Lait de soja ‘Made in Italy‘ à la main, Ilaria Angelino, de l’autre côté de la ville, a choisi d’exploiter une tout autre tendance, plus contemporaine, pour l’adapter à la glace artisanale. Chez Clover, elle propose 17 parfums de crème glacée, dont 11 entièrement à base de produits végétaux.
Pour elle, ces desserts vegan étaient une évidence. Végétarienne, elle s’est rendue compte que les clients réclamaient de plus en plus de ces produits. En cause, la hausse des intolérances au lactose, des allergies et une part importante de personnes prêtes à renoncer au plaisir de la glace car le lait est d’origine animale.

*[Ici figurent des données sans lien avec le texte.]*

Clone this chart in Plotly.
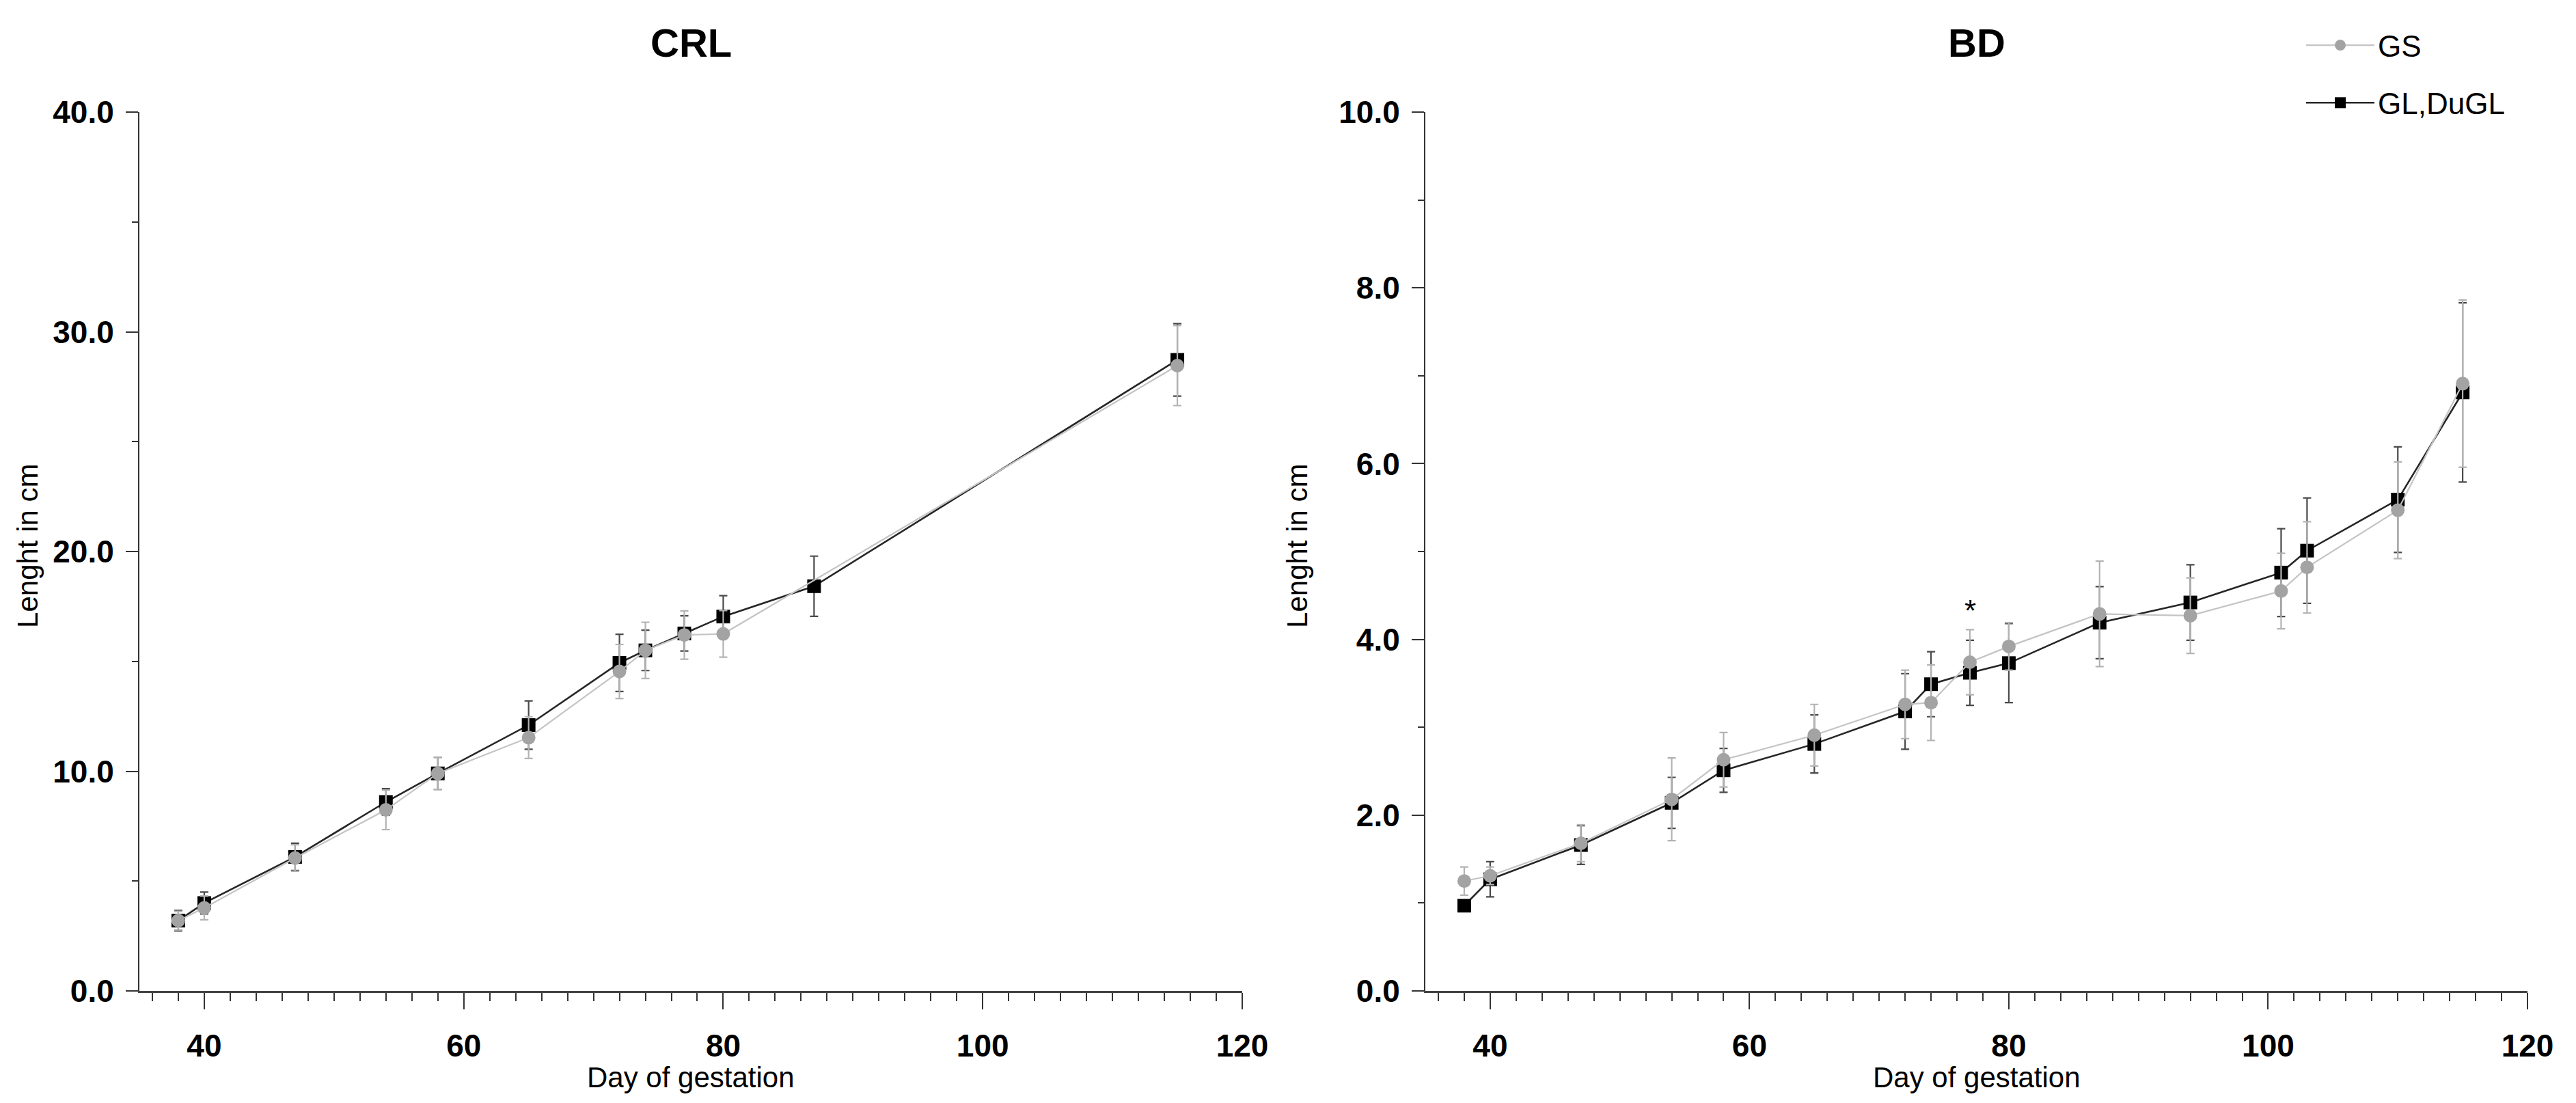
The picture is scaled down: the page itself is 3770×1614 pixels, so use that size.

Quand elle a quitté son ancien métier pour suivre des cours de cuisine, elle a appris elle-même à remplacer le lait de vache dans les glaces par des alternatives à base de soja ou d’avoine. « Le problème c’est que maintenant, même si beaucoup de glaciers proposent des options vegan, elles sont souvent fades ou avec un goût de carton. Seuls quelques-uns d’entre nous peuvent en faire des bonnes », se vante t-elle, en servant ses clients. C’est en multipliant les tentatives qu’Ilaria a trouvé la recette miracle, celle qui fait le succès de sa boutique, ouverte en 2015.
À Milan, capitale de la mode, la crème glacée artisanale a su s’adapter aux tendances… et son prix aussi. Le kilo est passé de 5,82 à 7,11 euros entre 2021 et 2024, soit une augmentation de plus de 22 %.